Only the span from the line containing "Generate a LaTeX" down to the line containing "(ftl) -- (ftr);" is to be printed, exactly and inclusively, with pictures omitted.

** Start of Listed entries **

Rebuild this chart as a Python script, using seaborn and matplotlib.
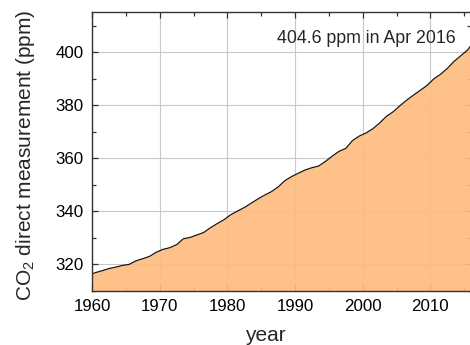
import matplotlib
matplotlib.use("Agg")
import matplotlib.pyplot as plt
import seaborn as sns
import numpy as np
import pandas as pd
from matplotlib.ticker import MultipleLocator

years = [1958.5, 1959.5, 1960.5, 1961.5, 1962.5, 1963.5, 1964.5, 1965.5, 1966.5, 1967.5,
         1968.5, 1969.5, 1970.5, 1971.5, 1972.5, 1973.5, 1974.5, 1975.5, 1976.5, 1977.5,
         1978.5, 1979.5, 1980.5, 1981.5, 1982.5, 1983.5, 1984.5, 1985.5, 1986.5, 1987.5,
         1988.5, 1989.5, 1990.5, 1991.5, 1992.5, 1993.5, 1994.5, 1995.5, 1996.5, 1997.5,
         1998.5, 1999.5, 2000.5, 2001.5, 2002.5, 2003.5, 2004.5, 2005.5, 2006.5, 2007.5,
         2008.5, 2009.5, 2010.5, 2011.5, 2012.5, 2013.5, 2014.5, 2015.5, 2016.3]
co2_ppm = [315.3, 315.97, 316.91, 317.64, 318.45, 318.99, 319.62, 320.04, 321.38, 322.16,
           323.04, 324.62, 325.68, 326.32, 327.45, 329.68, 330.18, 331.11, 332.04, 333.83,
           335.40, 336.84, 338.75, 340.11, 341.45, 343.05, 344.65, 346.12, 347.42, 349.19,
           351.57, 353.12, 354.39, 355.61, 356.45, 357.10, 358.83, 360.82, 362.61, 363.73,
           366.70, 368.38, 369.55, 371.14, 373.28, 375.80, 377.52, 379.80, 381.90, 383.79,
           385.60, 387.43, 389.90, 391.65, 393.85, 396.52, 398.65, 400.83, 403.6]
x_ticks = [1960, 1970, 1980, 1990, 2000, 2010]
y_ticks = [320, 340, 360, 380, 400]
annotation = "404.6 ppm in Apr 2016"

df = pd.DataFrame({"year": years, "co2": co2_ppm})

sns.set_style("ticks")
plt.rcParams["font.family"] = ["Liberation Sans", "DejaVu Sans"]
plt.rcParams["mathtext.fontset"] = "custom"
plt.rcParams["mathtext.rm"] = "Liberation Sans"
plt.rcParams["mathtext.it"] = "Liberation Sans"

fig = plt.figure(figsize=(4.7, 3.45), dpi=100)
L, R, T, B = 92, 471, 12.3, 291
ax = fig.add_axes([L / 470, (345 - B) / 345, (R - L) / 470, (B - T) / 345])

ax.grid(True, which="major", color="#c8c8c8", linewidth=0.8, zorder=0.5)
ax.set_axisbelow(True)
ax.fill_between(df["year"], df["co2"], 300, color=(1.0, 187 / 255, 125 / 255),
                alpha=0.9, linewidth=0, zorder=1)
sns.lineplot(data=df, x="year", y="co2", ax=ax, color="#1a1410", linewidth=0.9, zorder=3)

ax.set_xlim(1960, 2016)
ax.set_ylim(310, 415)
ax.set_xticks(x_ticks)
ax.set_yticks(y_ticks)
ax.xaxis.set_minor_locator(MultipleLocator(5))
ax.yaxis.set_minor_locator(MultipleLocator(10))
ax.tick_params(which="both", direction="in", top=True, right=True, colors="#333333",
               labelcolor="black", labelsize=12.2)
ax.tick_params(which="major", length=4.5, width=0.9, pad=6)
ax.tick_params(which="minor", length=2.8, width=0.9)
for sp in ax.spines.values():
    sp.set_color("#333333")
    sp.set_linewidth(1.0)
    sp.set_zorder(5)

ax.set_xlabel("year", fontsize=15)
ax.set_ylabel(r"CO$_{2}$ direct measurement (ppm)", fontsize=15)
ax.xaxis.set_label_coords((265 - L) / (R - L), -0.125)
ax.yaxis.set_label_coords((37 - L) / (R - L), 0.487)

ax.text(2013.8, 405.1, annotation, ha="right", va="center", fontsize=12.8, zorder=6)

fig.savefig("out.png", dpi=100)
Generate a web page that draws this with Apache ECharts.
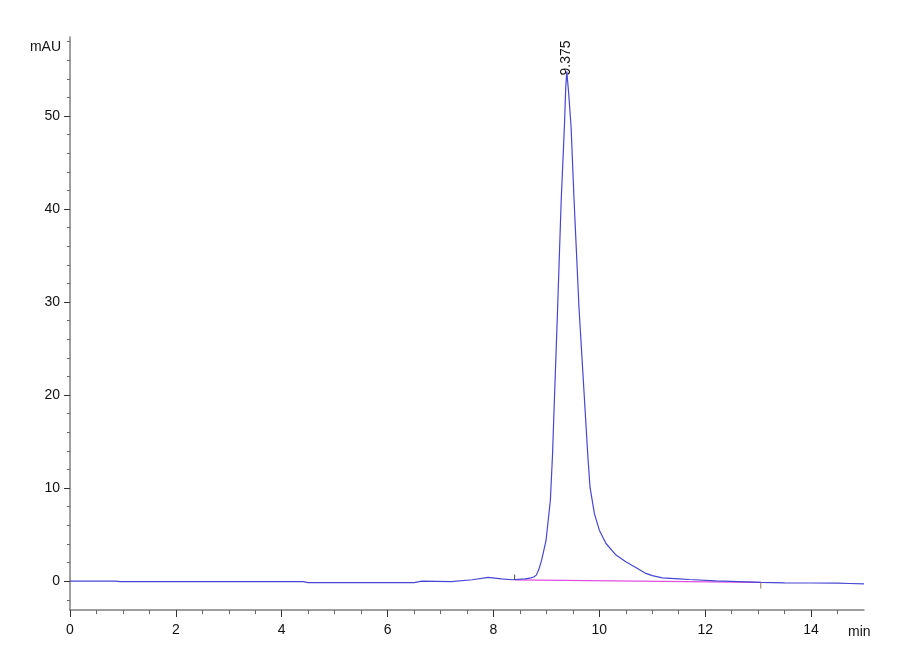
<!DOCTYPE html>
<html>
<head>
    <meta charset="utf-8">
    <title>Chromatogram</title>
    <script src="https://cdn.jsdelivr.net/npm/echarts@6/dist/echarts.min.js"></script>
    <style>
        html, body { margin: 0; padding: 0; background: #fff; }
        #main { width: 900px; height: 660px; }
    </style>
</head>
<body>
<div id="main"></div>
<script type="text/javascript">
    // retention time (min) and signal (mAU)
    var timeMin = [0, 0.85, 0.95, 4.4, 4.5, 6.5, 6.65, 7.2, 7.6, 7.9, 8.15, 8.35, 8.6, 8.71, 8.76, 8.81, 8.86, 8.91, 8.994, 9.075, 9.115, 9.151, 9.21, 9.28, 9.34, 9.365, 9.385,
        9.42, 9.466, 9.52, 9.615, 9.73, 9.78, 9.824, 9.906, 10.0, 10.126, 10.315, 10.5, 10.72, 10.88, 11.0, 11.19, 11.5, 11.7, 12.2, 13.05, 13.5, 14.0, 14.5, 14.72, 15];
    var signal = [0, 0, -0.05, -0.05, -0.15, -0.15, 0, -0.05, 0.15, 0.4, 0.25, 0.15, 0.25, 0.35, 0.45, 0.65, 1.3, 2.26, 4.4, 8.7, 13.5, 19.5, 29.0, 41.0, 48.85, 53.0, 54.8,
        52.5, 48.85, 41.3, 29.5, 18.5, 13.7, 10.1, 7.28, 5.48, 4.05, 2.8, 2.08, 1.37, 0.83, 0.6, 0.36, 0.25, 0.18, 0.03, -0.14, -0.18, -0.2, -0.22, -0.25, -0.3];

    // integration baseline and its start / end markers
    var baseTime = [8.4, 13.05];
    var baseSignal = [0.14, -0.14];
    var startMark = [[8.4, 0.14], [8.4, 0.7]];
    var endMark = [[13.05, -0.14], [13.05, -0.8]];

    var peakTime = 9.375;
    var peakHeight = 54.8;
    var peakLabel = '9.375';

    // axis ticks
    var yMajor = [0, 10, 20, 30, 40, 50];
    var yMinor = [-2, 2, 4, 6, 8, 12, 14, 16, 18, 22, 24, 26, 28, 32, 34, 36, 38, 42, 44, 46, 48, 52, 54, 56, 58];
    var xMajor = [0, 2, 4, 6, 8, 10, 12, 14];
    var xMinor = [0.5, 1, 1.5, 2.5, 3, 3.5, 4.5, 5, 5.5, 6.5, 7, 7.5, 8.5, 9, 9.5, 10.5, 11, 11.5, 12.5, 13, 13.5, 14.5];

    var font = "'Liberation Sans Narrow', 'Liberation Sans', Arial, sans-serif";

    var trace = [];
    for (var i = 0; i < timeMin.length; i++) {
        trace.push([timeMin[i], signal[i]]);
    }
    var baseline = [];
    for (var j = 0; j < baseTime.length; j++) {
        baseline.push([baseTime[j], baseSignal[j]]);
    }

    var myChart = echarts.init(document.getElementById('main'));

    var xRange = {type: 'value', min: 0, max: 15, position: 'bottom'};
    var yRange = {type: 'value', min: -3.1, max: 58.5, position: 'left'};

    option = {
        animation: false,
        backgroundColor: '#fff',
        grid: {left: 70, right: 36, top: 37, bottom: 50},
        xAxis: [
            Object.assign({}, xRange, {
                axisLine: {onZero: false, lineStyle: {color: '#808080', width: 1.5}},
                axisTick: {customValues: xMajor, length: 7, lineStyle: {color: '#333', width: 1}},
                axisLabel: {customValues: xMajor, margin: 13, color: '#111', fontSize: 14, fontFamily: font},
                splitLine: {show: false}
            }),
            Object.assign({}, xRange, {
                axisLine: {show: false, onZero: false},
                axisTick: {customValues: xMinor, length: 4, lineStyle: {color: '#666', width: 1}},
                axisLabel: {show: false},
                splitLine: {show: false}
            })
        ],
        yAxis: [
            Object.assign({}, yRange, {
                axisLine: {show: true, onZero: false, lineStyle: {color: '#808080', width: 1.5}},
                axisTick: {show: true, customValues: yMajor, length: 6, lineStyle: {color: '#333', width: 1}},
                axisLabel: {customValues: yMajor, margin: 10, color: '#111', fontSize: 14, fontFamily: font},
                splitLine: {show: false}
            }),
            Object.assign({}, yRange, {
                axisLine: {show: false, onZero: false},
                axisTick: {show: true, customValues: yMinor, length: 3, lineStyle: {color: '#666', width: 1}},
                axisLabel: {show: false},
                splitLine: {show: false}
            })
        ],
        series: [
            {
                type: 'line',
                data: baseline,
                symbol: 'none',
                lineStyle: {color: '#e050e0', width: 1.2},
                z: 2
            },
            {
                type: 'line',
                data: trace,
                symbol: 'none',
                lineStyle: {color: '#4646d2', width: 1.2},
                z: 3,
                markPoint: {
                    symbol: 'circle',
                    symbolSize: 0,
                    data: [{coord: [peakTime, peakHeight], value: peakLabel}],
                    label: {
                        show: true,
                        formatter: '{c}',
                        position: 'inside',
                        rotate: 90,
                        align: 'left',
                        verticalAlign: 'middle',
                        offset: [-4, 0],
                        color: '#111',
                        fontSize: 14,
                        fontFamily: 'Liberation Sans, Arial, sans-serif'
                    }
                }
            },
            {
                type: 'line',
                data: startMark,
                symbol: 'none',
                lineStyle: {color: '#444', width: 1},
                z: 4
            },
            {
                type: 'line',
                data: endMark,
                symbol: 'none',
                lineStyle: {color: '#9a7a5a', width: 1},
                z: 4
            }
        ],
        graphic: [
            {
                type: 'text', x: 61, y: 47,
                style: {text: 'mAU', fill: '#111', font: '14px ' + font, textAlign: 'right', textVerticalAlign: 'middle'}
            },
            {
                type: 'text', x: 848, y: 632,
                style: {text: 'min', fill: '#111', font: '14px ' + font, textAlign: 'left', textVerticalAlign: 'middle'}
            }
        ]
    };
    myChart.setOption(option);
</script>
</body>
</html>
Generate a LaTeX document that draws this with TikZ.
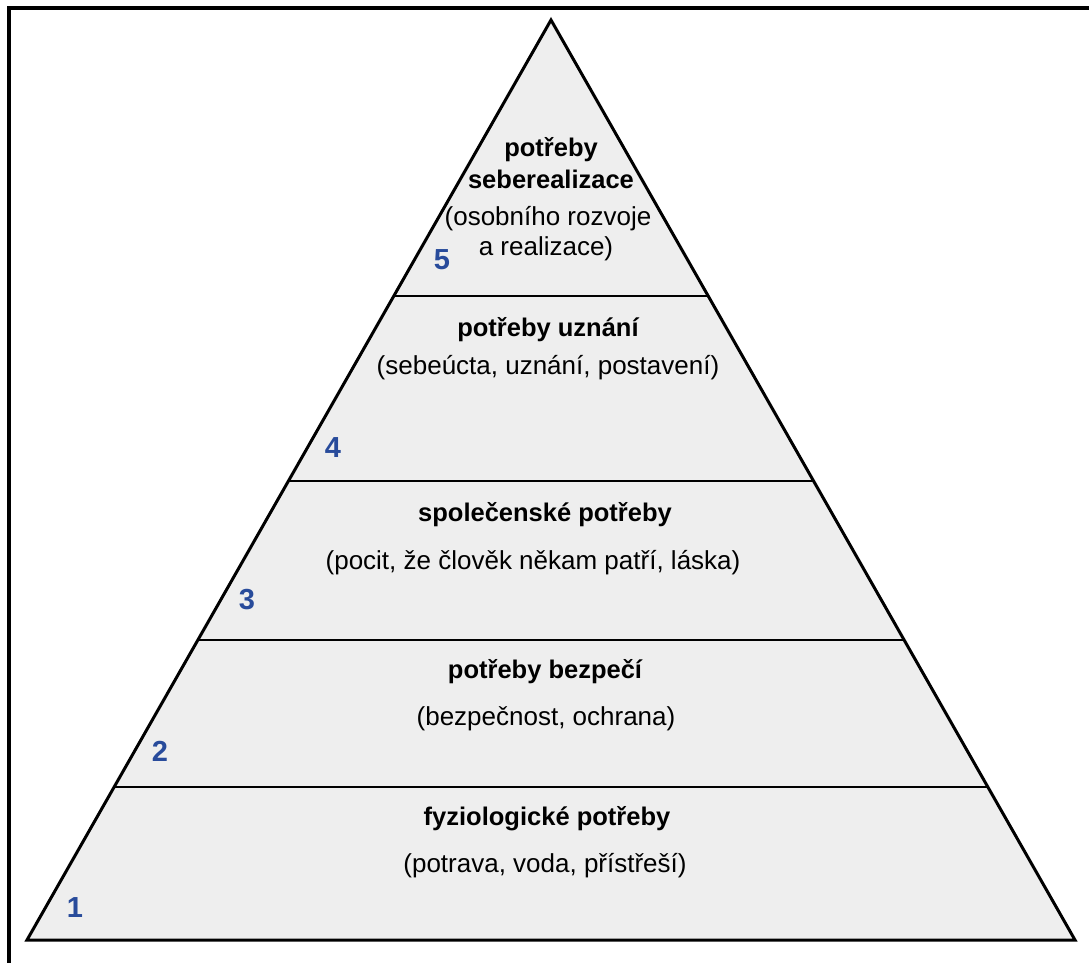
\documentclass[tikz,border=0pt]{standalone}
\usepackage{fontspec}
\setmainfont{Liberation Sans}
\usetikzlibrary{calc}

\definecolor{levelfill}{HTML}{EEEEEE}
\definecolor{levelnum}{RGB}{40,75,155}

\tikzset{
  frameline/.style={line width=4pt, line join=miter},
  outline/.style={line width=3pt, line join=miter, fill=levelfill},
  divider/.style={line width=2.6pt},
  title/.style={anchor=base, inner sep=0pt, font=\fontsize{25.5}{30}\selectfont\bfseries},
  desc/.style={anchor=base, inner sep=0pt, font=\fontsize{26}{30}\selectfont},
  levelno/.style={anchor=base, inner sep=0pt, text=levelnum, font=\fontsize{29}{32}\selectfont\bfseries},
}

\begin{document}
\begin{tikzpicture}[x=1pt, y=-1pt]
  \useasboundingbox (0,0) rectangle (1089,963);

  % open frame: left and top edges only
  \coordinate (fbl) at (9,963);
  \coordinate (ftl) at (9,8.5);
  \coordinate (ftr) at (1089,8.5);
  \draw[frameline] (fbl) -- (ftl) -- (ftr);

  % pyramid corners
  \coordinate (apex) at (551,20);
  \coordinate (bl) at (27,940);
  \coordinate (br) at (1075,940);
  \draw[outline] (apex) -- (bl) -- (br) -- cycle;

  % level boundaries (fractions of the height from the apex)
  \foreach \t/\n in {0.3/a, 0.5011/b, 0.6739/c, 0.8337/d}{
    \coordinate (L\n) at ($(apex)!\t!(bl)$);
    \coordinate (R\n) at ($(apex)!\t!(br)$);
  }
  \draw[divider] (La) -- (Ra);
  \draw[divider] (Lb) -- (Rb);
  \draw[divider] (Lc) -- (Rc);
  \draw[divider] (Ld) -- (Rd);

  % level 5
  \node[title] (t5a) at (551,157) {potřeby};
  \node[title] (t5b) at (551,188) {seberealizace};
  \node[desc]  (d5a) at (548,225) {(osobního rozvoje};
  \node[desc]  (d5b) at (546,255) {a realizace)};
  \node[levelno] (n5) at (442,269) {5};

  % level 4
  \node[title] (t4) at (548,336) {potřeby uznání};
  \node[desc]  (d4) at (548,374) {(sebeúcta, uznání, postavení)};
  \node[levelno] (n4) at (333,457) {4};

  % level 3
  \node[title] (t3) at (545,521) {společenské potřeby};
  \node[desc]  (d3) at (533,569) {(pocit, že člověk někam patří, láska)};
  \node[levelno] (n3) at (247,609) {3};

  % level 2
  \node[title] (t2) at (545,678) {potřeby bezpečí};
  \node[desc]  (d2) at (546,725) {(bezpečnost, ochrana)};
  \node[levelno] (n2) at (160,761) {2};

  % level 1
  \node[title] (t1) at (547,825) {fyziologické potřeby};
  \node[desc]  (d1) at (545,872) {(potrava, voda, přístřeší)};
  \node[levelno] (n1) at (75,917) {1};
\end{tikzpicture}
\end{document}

** End of Listed entries **

The response:
Generate a LaTeX document that draws this with TikZ.
\documentclass[tikz,border=0pt]{standalone}
\usepackage{fontspec}
\setmainfont{Liberation Sans}
\usetikzlibrary{calc}

\definecolor{levelfill}{HTML}{EEEEEE}
\definecolor{levelnum}{RGB}{40,75,155}

\tikzset{
  frameline/.style={line width=4pt, line join=miter},
  outline/.style={line width=3pt, line join=miter, fill=levelfill},
  divider/.style={line width=2.6pt},
  title/.style={anchor=base, inner sep=0pt, font=\fontsize{25.5}{30}\selectfont\bfseries},
  desc/.style={anchor=base, inner sep=0pt, font=\fontsize{26}{30}\selectfont},
  levelno/.style={anchor=base, inner sep=0pt, text=levelnum, font=\fontsize{29}{32}\selectfont\bfseries},
}

\begin{document}
\begin{tikzpicture}[x=1pt, y=-1pt]
  \useasboundingbox (0,0) rectangle (1089,963);

  % open frame: left and top edges only
  \coordinate (fbl) at (9,963);
  \coordinate (ftl) at (9,8.5);
  \coordinate (ftr) at (1089,8.5);
  \draw[frameline] (fbl) -- (ftl) -- (ftr);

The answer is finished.